Ahead of the hearing, Allen’s lawyers had argued that he should be released ahead of a trial and told the court in a filing Wednesday that he has no criminal history and is college-educated. They said he was “gainfully employed” as a tutor, is a “devout Christian” who “dutifully” attends church and is an “active participant” in his religious community. Those factors, they said, weigh in favor of release.
But during the proceeding, Abe, Allen’s lawyer, said that after meeting with him, he agreed to remain detained.

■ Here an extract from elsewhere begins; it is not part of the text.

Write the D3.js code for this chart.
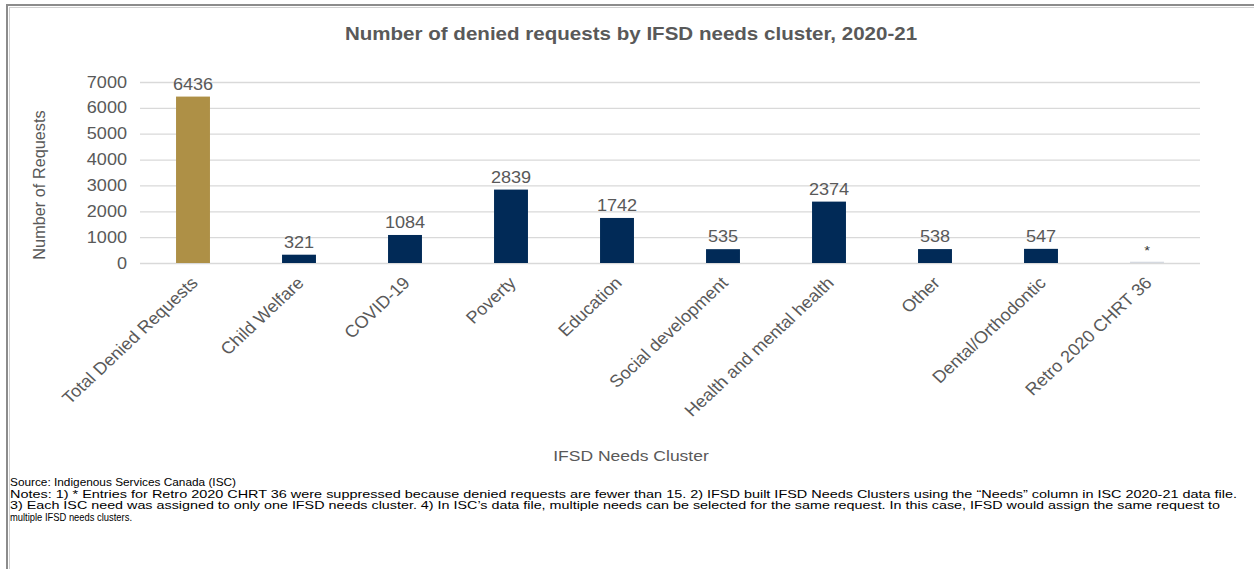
<!DOCTYPE html>
<html>
<head>
<meta charset="utf-8">
<script src="https://cdn.jsdelivr.net/npm/d3@7"></script>
<style>
  html, body { margin: 0; padding: 0; background: #fff; }
  svg { display: block; font-family: "Liberation Sans", Arial, sans-serif; }
</style>
</head>
<body>
<svg id="chart" width="1254" height="569"></svg>
<script>
const categories = ["Total Denied Requests", "Child Welfare", "COVID-19", "Poverty", "Education",
  "Social development", "Health and mental health", "Other", "Dental/Orthodontic", "Retro 2020 CHRT 36"];
const values = [6436, 321, 1084, 2839, 1742, 535, 2374, 538, 547, 50];
const valueLabels = ["6436", "321", "1084", "2839", "1742", "535", "2374", "538", "547", "*"];
const yTicks = [0, 1000, 2000, 3000, 4000, 5000, 6000, 7000];
const title = "Number of denied requests by IFSD needs cluster, 2020-21";
const yTitle = "Number of Requests";
const xTitle = "IFSD Needs Cluster";
const notes = [
  "Source: Indigenous Services Canada (ISC)",
  "Notes: 1) * Entries for Retro 2020 CHRT 36 were suppressed because denied requests are fewer than 15. 2) IFSD built IFSD Needs Clusters using the \u201cNeeds\u201d column in ISC 2020-21 data file.",
  "3) Each ISC need was assigned to only one IFSD needs cluster. 4) In ISC\u2019s data file, multiple needs can be selected for the same request. In this case, IFSD would assign the same request to",
  "multiple IFSD needs clusters."
];
const noteWidths = [226, 1227, 1210, 122];

const svg = d3.select("#chart");
const textColor = "#595959";
const SX = 1.13; // horizontal stretch of text seen in the reference

// frame
svg.append("line").attr("x1", 6).attr("x2", 1254).attr("y1", 5).attr("y2", 5).attr("stroke", "#8c8c8c").attr("stroke-width", 2);
svg.append("line").attr("x1", 9).attr("x2", 1254).attr("y1", 7.5).attr("y2", 7.5).attr("stroke", "#d0d0d0").attr("stroke-width", 1);
svg.append("line").attr("x1", 7).attr("x2", 7).attr("y1", 4).attr("y2", 569).attr("stroke", "#8c8c8c").attr("stroke-width", 2);
svg.append("line").attr("x1", 9.5).attr("x2", 9.5).attr("y1", 7).attr("y2", 569).attr("stroke", "#d0d0d0").attr("stroke-width", 1);

const x = d3.scaleBand().domain(categories).range([140, 1200]).paddingInner(0.68).paddingOuter(0.34);
const y = d3.scaleLinear().domain([0, 7000]).range([263, 82]);

// gridlines + y tick labels
const yAxis = d3.axisLeft(y).tickValues(yTicks).tickSize(-(1200 - 140)).tickPadding(0).tickFormat(d3.format("d"));
const gy = svg.append("g").attr("transform", "translate(140,0)").call(yAxis);
gy.select(".domain").remove();
gy.selectAll(".tick line").attr("stroke", "#d9d9d9").attr("stroke-width", 1.3);
gy.selectAll(".tick text")
  .attr("fill", textColor)
  .attr("x", 0)
  .attr("transform", `translate(-13,0) scale(${SX},1)`)
  .style("font-size", "16px")
  .style("font-family", "Liberation Sans, Arial, sans-serif");

// bars
svg.append("g").selectAll("rect").data(categories).join("rect")
  .attr("x", d => x(d))
  .attr("width", x.bandwidth())
  .attr("y", (d, i) => y(values[i]))
  .attr("height", (d, i) => y(0) - y(values[i]))
  .attr("fill", (d, i) => i === 0 ? "#AE9046" : (i === categories.length - 1 ? "#d5d9e0" : "#012A57"));

// value labels
svg.append("g").selectAll("text").data(categories).join("text")
  .attr("transform", (d, i) => `translate(${x(d) + x.bandwidth() / 2},${y(values[i]) - 7}) scale(${SX},1)`)
  .attr("text-anchor", "middle")
  .attr("fill", (d, i) => i === categories.length - 1 ? "#333" : textColor)
  .style("font-size", (d, i) => i === categories.length - 1 ? "13px" : "16px")
  .text((d, i) => valueLabels[i]);

// x axis category labels
const xAxis = d3.axisBottom(x).tickSize(0).tickPadding(0);
const gx = svg.append("g").attr("transform", `translate(0,${y(0)})`).call(xAxis);
gx.select(".domain").remove();
gx.selectAll(".tick text")
  .attr("fill", textColor)
  .style("font-size", "17px")
  .style("font-family", "Liberation Sans, Arial, sans-serif")
  .attr("text-anchor", "end")
  .attr("dy", null)
  .attr("y", null)
  .attr("transform", "translate(6,21) scale(1.07,1) rotate(-45)");

// titles
svg.append("text").attr("transform", `translate(631,40) scale(${SX},1)`).attr("text-anchor", "middle")
  .attr("fill", textColor).style("font-size", "18.2px").style("font-weight", "bold").text(title);
svg.append("text").attr("transform", "translate(45,185) rotate(-90)").attr("text-anchor", "middle")
  .attr("fill", textColor).style("font-size", "16.3px").text(yTitle);
svg.append("text").attr("transform", `translate(631,461) scale(${SX},1)`).attr("text-anchor", "middle")
  .attr("fill", textColor).style("font-size", "15.5px").text(xTitle);

// notes
svg.append("g").selectAll("text").data(notes).join("text")
  .attr("x", 10)
  .attr("y", (d, i) => 486 + i * 11.5)
  .attr("fill", "#000")
  .attr("textLength", (d, i) => noteWidths[i])
  .attr("lengthAdjust", "spacingAndGlyphs")
  .style("font-size", "11px")
  .text(d => d);
</script>
</body>
</html>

In their filing, though, the defense lawyers had pushed back on the Justice Department’s claim that Allen was willing to commit a “mass shooting” and said that assertion was not supported by the facts. Allen, they wrote, allegedly told family and friends in a letter sent just before the attack that he wanted to “minimize casualties” by using “buckshot.”
“Moreover, the government after essentially asserting that Mr. Allen shot a Secret Service Officer in the criminal complaint, has apparently retreated from the theory by not mentioning the alleged officer at all in its memorandum,” Allen’s lawyers said of Officer V.G. “In sum, the government’s entire argument about the nature and circumstances of the offense is based upon inferences drawn about Mr. Allen’s intent that raise more questions than answers.”
The defense attorneys further told the court that while Allen has been charged with attempting to kill Mr. Trump, the letter sent to his family and friends does not mention the president by name.
“The government’s evidence of the charged offense — the attempted assassination of the president — is thus built entirely upon speculation, even under the most generous reading of its theory,” they said. “While the government may be able to say that the letter expresses an intent to target administration officials, it falls well short of narrowing those officials to President Trump.”
In a letter to Allen’s lawyers Wednesday, prosecutors said that the investigation into the shooting is ongoing and an analysis of crime-scene evidence and ballistics evidence is not yet finished. They said that evidence shows that Allen fired his pump-action shotgun at least one time as he ran past the magnetometers outside the event Saturday night.
Ballistics and video analyses show that Allen fired his shotgun “in the direction” of the Secret Service officer, prosecutors wrote.
“The government is aware of no physical evidence, digital video evidence, or witness statements that are inconsistent with the theory that your client fired his shotgun in the direction of Officer V.G., or that Officer V.G. was indeed shot once in the chest while wearing a ballistic vest,” they said.